Friday, August 25, 2017

Building Guitars With Youth

By August, I was scrambling to find people to build guitars with. The youth in Bobo never showed up, despite showing interest and enthusiasm. Maybe the summer had more interesting things to offer. So after several weeks of trying to make it work, Tarra, Coahoma County's Culture and Arts Coordinator, and I decided to try to gather some youth in Rena Lara instead. Rena Lara is a small community about 20 mins southwest of Clarksdale, Mississippi.


Four girls showed up interested, which was comforting. I was in a rush to build the electric guitars since I only had two more weeks in town, but a part of me was uncomfortable. The girls were not in our target audience. All of them were under the age of 14 (we are trying to reach high school aged students), they were pretty well off, and two of them were not local. I knew I would not be able to rally any more young people, so we jumped right in.

The first day, they broke off into two teams. One team for cutting out the body of one guitar and the other team for drilling holes on the other. They enjoyed the activity, and we planned out the meeting times for the upcoming days. I was a bit naive. I learned a big lesson the following day.


Only two of the four students showed up the next day. The two who showed up were sisters. I learned that the others quit because they did not know where the guitars would end up.

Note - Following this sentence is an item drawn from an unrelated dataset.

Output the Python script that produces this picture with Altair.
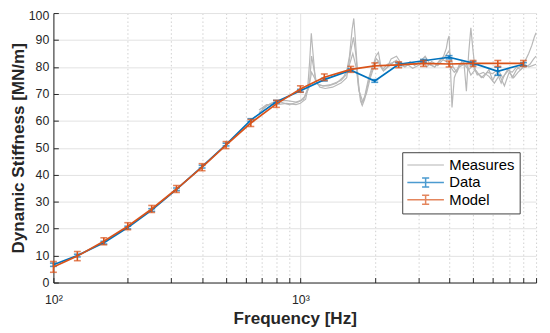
import altair as alt
import pandas as pd

# ---- band centre frequencies (Hz) ----
freq = [100, 125, 160, 200, 250, 315, 400, 500, 630, 800,
        1000, 1250, 1600, 2000, 2500, 3150, 4000, 5000, 6300, 8000]
data_v = [6.6, 10.0, 14.8, 20.4, 26.9, 34.6, 43.0, 51.2, 60.3, 67.1,
          71.2, 75.3, 78.8, 74.8, 81.0, 82.3, 83.6, 81.4, 78.4, 81.0]
data_e = [0.6, 0.5, 0.5, 0.5, 0.5, 0.5, 0.5, 0.5, 0.5, 0.5,
          0.5, 0.5, 0.5, 0.5, 0.5, 0.5, 0.6, 0.6, 1.5, 0.6]
model_v = [5.8, 9.8, 15.3, 20.9, 27.3, 34.7, 42.8, 51.0, 59.2, 66.3,
           71.8, 76.2, 79.1, 80.4, 80.8, 81.3, 81.1, 81.3, 81.3, 81.3]
model_e = [2.0, 1.7, 1.3, 1.3, 1.3, 1.3, 1.3, 1.3, 1.3, 1.3,
           1.2, 1.2, 1.1, 1.1, 1.1, 1.1, 1.1, 1.1, 1.1, 1.1]

# ---- measured curves (grey) ----
m1_f = [680, 730, 800, 880, 960, 1000, 1040, 1070, 1090, 1107,
        1125, 1150, 1180, 1240, 1330, 1460, 1530, 1580, 1620, 1645,
        1670, 1710, 1750, 1780, 1820, 1880, 1950, 2020, 2070, 2120,
        2170, 2250, 2330, 2450, 2550, 2650, 2780, 2900, 3050, 3200,
        3350, 3500, 3660, 3800, 3900, 3950, 4000, 4050, 4110, 4200,
        4400, 4600, 4700, 4800, 4900, 5000, 5100, 5300, 5500, 5800,
        6000, 6250, 6500, 6700, 7000, 7200, 7500, 7700, 8000, 8200,
        8400, 8650, 8850, 9000]
m1_v = [63, 65.5, 67.5, 67.5, 67, 67.5, 69, 72, 82, 92.5,
        85, 75, 73.5, 73, 73.5, 75, 77, 84, 94, 98,
        90, 76, 67.5, 65.7, 68, 74, 79, 84, 85.4, 80,
        78.5, 80, 83, 84, 81.5, 80, 82, 80.5, 82, 84,
        81, 80, 82, 84, 87, 90, 91.5, 80, 65, 76,
        81, 81, 71, 85, 94.5, 86, 79, 77, 76, 79,
        75, 78, 74, 77, 79, 76, 79, 80, 81, 83,
        85, 88, 91, 92.7]
m2_f = [680, 730, 800, 880, 960, 1000, 1050, 1090, 1110, 1130,
        1160, 1200, 1260, 1350, 1460, 1540, 1600, 1640, 1680, 1720,
        1770, 1820, 1880, 1950, 2030, 2080, 2150, 2250, 2350, 2450,
        2550, 2700, 2850, 3000, 3150, 3300, 3500, 3700, 3900, 4050,
        4200, 4400, 4600, 4800, 5000, 5200, 5500, 5800, 6100, 6400,
        6700, 7000, 7300, 7600, 7900, 8200, 8500, 8800, 9000]
m2_v = [64, 66, 66, 66.5, 66, 66.5, 68, 75, 84, 80,
        74.5, 72.5, 72, 72.5, 74, 76, 86, 91, 84, 72,
        66.5, 69, 75, 80, 83, 82, 79, 81, 81.5, 82.5,
        80.5, 81, 79.5, 80.5, 82, 81, 80, 83, 82, 80,
        78, 80, 81, 79, 80.5, 77, 78, 76.5, 74, 77,
        73, 78, 76, 78, 79.5, 80, 81, 83, 84]
m3_f = [700, 760, 830, 900, 980, 1030, 1080, 1110, 1140, 1180,
        1230, 1300, 1400, 1500, 1570, 1630, 1680, 1730, 1790, 1850,
        1920, 2000, 2060, 2120, 2200, 2300, 2400, 2500, 2650, 2800,
        2950, 3100, 3250, 3400, 3600, 3800, 4000, 4150, 4300, 4500,
        4700, 4900, 5100, 5400, 5700, 6000, 6300, 6600, 6900, 7200,
        7500, 7800, 8100, 8400, 8700, 9000]
m3_v = [64.5, 66.5, 67, 66, 67, 68, 72, 78, 76, 73.5,
        73, 73, 74, 76.5, 80, 85, 80, 71, 67, 70,
        76, 81, 82, 80, 79, 80.5, 82, 81, 80, 81.5,
        81, 82.5, 80, 82, 80.5, 83, 86, 80, 78, 82,
        81, 77, 79, 76, 78, 77.5, 79, 76, 79, 78,
        80, 79, 81, 80, 80.5, 81]

x_tick_values = [100, 200, 300, 400, 500, 600, 700, 800, 900,
                 1000, 2000, 3000, 4000, 5000, 6000, 7000, 8000, 9000]
y_tick_values = [0, 10, 20, 30, 40, 50, 60, 70, 80, 90, 100]
series_names = ["Measures", "Data", "Model"]

GRAY, BLUE, ORANGE = "#b8b8b8", "#0072BD", "#D95319"
TXT = "#262626"
FONT = "Liberation Sans"

meas = pd.concat([
    pd.DataFrame({"f": m1_f, "v": m1_v, "run": "m1"}),
    pd.DataFrame({"f": m2_f, "v": m2_v, "run": "m2"}),
    pd.DataFrame({"f": m3_f, "v": m3_v, "run": "m3"}),
])
meas["series"] = "Measures"

dat = pd.DataFrame({"f": freq, "v": data_v,
                    "lo": [a - b for a, b in zip(data_v, data_e)],
                    "hi": [a + b for a, b in zip(data_v, data_e)],
                    "series": "Data"})
mod = pd.DataFrame({"f": freq, "v": model_v,
                    "lo": [a - b for a, b in zip(model_v, model_e)],
                    "hi": [a + b for a, b in zip(model_v, model_e)],
                    "series": "Model"})

xs = alt.Scale(type="log", domain=[100, 9000], nice=False)
ys = alt.Scale(domain=[0, 100], nice=False)

line_path = "M-2.62,0L2.62,0"
eb_path = "M-2.62,0L2.62,0M0,-0.65L0,0.65M-0.51,-0.65L0.51,-0.65M-0.51,0.65L0.51,0.65"
color_scale = alt.Scale(domain=series_names, range=[GRAY, BLUE, ORANGE])
shape_scale = alt.Scale(domain=series_names, range=[line_path, eb_path, eb_path])
leg = alt.Legend(orient="none", legendX=353.4, legendY=141.0, title=None)

is_major = "datum.value == 100 || datum.value == 1000"
x_axis_main = alt.Axis(
    values=x_tick_values, grid=True,
    gridDash={"condition": {"test": is_major, "value": []}, "value": [1.5, 2.5]},
    gridColor={"condition": {"test": is_major, "value": "#e2e2e2"}, "value": "#cfcfcf"},
    ticks=False, tickSize=0, domain=True, domainColor=TXT, domainWidth=1,
    labelExpr="datum.value == 100 ? '10²' : (datum.value == 1000 ? '10³' : '')",
    labelOverlap=False, labelFlush=False, labelFont=FONT, labelFontSize=12.5, labelColor=TXT,
    labelPadding=11.7, orient="bottom",
    title="Frequency [Hz]", titleFont=FONT, titleFontSize=17.3, titleFontWeight="bold",
    titleColor=TXT, titleX=244.5, titleY=41.5, titleBaseline="alphabetic", titleAlign="center",
)
y_axis_main = alt.Axis(
    values=y_tick_values, grid=True, gridColor="#e2e2e2",
    ticks=False, tickSize=0, domain=True, domainColor=TXT, domainWidth=1,
    labelFlush=False,
    labelOffset={"condition": {"test": "datum.value == 100", "value": 2.5}, "value": 0},
    labelFont=FONT, labelFontSize=12.5, labelColor=TXT, labelPadding=4.7, orient="left",
    title="Dynamic Stiffness [MN/m]", titleFont=FONT, titleFontSize=17.3,
    titleFontWeight="bold", titleColor=TXT, titleAngle=270, titleX=-30.5, titleY=136.5,
    titleBaseline="alphabetic", titleAlign="center",
)
x_axis_ticks = alt.Axis(values=x_tick_values, grid=False, domain=False, labels=False,
                        ticks=True, tickSize=5, tickColor=TXT, tickWidth=1,
                        offset=-5, orient="bottom", title=None)
y_axis_ticks = alt.Axis(values=y_tick_values, grid=False, domain=False, labels=False,
                        ticks=True, tickSize=5, tickColor=TXT, tickWidth=1,
                        offset=-5, orient="left", title=None)

color_enc = alt.Color("series:N", scale=color_scale, legend=leg)

grey = alt.Chart(meas).mark_line(strokeWidth=1.2).encode(
    x=alt.X("f:Q", scale=xs, axis=x_axis_main),
    y=alt.Y("v:Q", scale=ys, axis=y_axis_main),
    color=color_enc, detail="run:N",
)

def eb(df):
    return alt.Chart(df).mark_errorbar(ticks=True, size=7, thickness=1.6).encode(
        x=alt.X("f:Q", scale=xs, axis=None),
        y=alt.Y("lo:Q", scale=ys, axis=None), y2="hi:Q",
        color=color_enc,
    )

def ln(df, axx=None, axy=None):
    return alt.Chart(df).mark_line(strokeWidth=1.7).encode(
        x=alt.X("f:Q", scale=xs, axis=axx),
        y=alt.Y("v:Q", scale=ys, axis=axy),
        color=color_enc,
    )

legend_shapes = alt.Chart(dat).transform_filter("false").mark_point(filled=False).encode(
    x=alt.X("f:Q", scale=xs, axis=None),
    y=alt.Y("v:Q", scale=ys, axis=None),
    color=color_enc,
    shape=alt.Shape("series:N", scale=shape_scale, legend=leg),
)

chart = alt.layer(
    grey, eb(dat), ln(dat), eb(mod), ln(mod, x_axis_ticks, y_axis_ticks), legend_shapes
).resolve_axis(x="independent", y="independent").properties(
    width=489, height=273,
    autosize=alt.AutoSizeParams(type="none"),
    padding={"left": 46, "top": 3, "right": 6, "bottom": 48},
).configure_view(strokeWidth=0).configure_legend(
    fillColor="white", strokeColor="#404040", padding=5,
    labelFont=FONT, labelFontSize=15, labelColor="black",
    symbolSize=200, symbolStrokeWidth=1.5, rowPadding=1.6, labelOffset=16,
    symbolOffset=10.7,
)

chart.save("out.html", embed_options={"renderer": "svg", "actions": False})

It seemed unfair to just give it to someone else. I propose we try to auction one and give the other to the library. That did not seem to sit well with the sisters, but they agreed that the activity was fun on its own and decided to continue forward.

The two sisters were self-driven and focused. No matter the task, they were confident that they could complete it. I found that confidence incredibly soothing since there were moments when I was uncertain of how to finish the guitars. They learned to solder, spray paint, drill, saw, and sand. Each day, they asked to stay longer. They really liked building the guitars, and proclaimed that if the workshop did not exist, they would be at home watching TV.


Their father was a huge supporter. He was responsive, and brought them in each day. On the first day, I made sure to get his contact information, and we agreed phone calls and texting were the best way to reach other. He also had some extra tools, like a jigsaw and drill, that he let us borrow.


After Jodie and Marria finished soldering and painting, all that was left was assembling the guitar. The activity lasted a week, approximately 30 hours, a bit faster than expected. Given, the necks were pre-fretted which took away about 80 hours.

I have always been bad at photographing, but this time I made sure that I took photos of everything. Every time Jodie or Marria were moving to the next step, I took a photo and a video. It felt obscene. But looking back, I am really grateful. Having so many action photos makes it 10X easier when I show other people what I did for this summer than if I tried to explain it to them. I also took video interviews of Marria and Jodie separately about their learning goals and feelings about this curriculum. Not only is it incredibly useful to have user feedback and insights that the team can show others, Marria and Jodie also felt special being asked to do interviews.

Right now, Jodie and Marria are back in Texas with their mother. They definitely wanted to come back next summer to do it again, or even teach others. One guitar is with them, and the other one is on display at the Carnegie Public Library. There is still a lot to learn and iterate on, but it is a good place to start.